WHAT YOU WILL DO » Return all the data below as it stands, minus the pictures.

DATA BLOCK »

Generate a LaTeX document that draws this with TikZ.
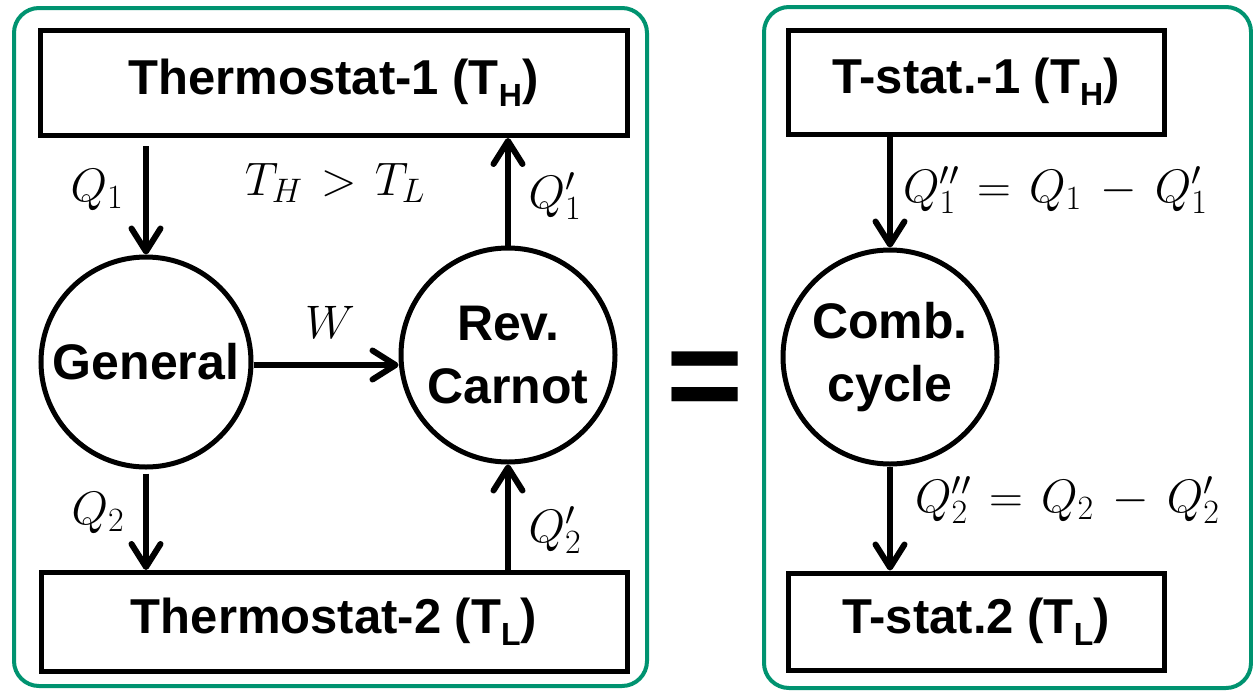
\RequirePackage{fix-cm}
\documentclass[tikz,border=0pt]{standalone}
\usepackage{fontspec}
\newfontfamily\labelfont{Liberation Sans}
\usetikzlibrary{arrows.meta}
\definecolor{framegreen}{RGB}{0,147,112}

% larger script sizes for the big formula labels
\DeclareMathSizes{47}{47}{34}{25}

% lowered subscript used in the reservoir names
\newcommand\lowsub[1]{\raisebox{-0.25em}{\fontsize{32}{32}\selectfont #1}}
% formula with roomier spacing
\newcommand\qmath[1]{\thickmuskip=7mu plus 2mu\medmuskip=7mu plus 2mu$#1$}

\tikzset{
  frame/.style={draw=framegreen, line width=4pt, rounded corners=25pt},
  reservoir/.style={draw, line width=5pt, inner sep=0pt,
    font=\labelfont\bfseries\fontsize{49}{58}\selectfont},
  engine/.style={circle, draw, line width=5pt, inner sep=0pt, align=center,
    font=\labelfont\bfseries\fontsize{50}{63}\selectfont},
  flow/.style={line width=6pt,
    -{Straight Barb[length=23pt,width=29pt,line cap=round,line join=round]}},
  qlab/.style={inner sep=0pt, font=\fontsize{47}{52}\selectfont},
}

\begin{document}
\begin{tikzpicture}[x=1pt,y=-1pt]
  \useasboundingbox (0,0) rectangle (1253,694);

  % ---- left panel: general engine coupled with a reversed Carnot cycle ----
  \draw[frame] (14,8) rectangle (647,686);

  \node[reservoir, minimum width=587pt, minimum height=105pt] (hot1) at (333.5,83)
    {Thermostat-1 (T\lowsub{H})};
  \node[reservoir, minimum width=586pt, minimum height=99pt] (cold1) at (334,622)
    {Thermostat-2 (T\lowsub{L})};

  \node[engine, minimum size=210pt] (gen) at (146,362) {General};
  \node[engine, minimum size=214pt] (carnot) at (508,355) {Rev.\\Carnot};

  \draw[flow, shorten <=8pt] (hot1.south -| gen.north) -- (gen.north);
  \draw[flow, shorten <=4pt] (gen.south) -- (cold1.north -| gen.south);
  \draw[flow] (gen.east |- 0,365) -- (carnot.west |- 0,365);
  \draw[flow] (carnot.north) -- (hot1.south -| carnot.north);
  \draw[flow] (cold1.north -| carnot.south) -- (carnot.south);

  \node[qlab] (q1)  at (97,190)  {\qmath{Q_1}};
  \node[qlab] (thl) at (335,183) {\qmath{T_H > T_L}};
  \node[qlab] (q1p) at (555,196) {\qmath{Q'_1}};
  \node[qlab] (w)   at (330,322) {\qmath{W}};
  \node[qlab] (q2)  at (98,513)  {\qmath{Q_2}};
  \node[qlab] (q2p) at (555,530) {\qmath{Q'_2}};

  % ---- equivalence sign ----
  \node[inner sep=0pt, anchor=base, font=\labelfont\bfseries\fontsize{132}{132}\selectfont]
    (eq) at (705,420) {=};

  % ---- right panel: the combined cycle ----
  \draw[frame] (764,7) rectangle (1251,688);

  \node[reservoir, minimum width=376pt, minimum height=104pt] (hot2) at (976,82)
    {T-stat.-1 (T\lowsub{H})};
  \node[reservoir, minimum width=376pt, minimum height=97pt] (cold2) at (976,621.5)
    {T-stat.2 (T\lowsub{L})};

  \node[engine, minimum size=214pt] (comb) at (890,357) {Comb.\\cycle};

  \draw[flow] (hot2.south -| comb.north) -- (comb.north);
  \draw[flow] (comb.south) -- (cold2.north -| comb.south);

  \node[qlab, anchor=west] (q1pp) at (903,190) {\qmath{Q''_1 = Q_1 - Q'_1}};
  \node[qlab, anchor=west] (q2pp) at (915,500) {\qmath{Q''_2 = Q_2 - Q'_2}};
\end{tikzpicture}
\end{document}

EXERCISE RESPONSE »
Generate a LaTeX document that draws this with TikZ.
\RequirePackage{fix-cm}
\documentclass[tikz,border=0pt]{standalone}
\usepackage{fontspec}
\newfontfamily\labelfont{Liberation Sans}
\usetikzlibrary{arrows.meta}
\definecolor{framegreen}{RGB}{0,147,112}

% larger script sizes for the big formula labels
\DeclareMathSizes{47}{47}{34}{25}

% lowered subscript used in the reservoir names
\newcommand\lowsub[1]{\raisebox{-0.25em}{\fontsize{32}{32}\selectfont #1}}
% formula with roomier spacing
\newcommand\qmath[1]{\thickmuskip=7mu plus 2mu\medmuskip=7mu plus 2mu$#1$}

\tikzset{
  frame/.style={draw=framegreen, line width=4pt, rounded corners=25pt},
  reservoir/.style={draw, line width=5pt, inner sep=0pt,
    font=\labelfont\bfseries\fontsize{49}{58}\selectfont},
  engine/.style={circle, draw, line width=5pt, inner sep=0pt, align=center,
    font=\labelfont\bfseries\fontsize{50}{63}\selectfont},
  flow/.style={line width=6pt,
    -{Straight Barb[length=23pt,width=29pt,line cap=round,line join=round]}},
  qlab/.style={inner sep=0pt, font=\fontsize{47}{52}\selectfont},
}

\begin{document}
\begin{tikzpicture}[x=1pt,y=-1pt]
  \useasboundingbox (0,0) rectangle (1253,694);

  % ---- left panel: general engine coupled with a reversed Carnot cycle ----
  \draw[frame] (14,8) rectangle (647,686);

  \node[reservoir, minimum width=587pt, minimum height=105pt] (hot1) at (333.5,83)
    {Thermostat-1 (T\lowsub{H})};
  \node[reservoir, minimum width=586pt, minimum height=99pt] (cold1) at (334,622)
    {Thermostat-2 (T\lowsub{L})};

  \node[engine, minimum size=210pt] (gen) at (146,362) {General};
  \node[engine, minimum size=214pt] (carnot) at (508,355) {Rev.\\Carnot};

  \draw[flow, shorten <=8pt] (hot1.south -| gen.north) -- (gen.north);
  \draw[flow, shorten <=4pt] (gen.south) -- (cold1.north -| gen.south);
  \draw[flow] (gen.east |- 0,365) -- (carnot.west |- 0,365);
  \draw[flow] (carnot.north) -- (hot1.south -| carnot.north);
  \draw[flow] (cold1.north -| carnot.south) -- (carnot.south);

  \node[qlab] (q1)  at (97,190)  {\qmath{Q_1}};
  \node[qlab] (thl) at (335,183) {\qmath{T_H > T_L}};
  \node[qlab] (q1p) at (555,196) {\qmath{Q'_1}};
  \node[qlab] (w)   at (330,322) {\qmath{W}};
  \node[qlab] (q2)  at (98,513)  {\qmath{Q_2}};
  \node[qlab] (q2p) at (555,530) {\qmath{Q'_2}};

  % ---- equivalence sign ----
  \node[inner sep=0pt, anchor=base, font=\labelfont\bfseries\fontsize{132}{132}\selectfont]
    (eq) at (705,420) {=};

  % ---- right panel: the combined cycle ----
  \draw[frame] (764,7) rectangle (1251,688);

  \node[reservoir, minimum width=376pt, minimum height=104pt] (hot2) at (976,82)
    {T-stat.-1 (T\lowsub{H})};
  \node[reservoir, minimum width=376pt, minimum height=97pt] (cold2) at (976,621.5)
    {T-stat.2 (T\lowsub{L})};

  \node[engine, minimum size=214pt] (comb) at (890,357) {Comb.\\cycle};

  \draw[flow] (hot2.south -| comb.north) -- (comb.north);
  \draw[flow] (comb.south) -- (cold2.north -| comb.south);

  \node[qlab, anchor=west] (q1pp) at (903,190) {\qmath{Q''_1 = Q_1 - Q'_1}};
  \node[qlab, anchor=west] (q2pp) at (915,500) {\qmath{Q''_2 = Q_2 - Q'_2}};
\end{tikzpicture}
\end{document}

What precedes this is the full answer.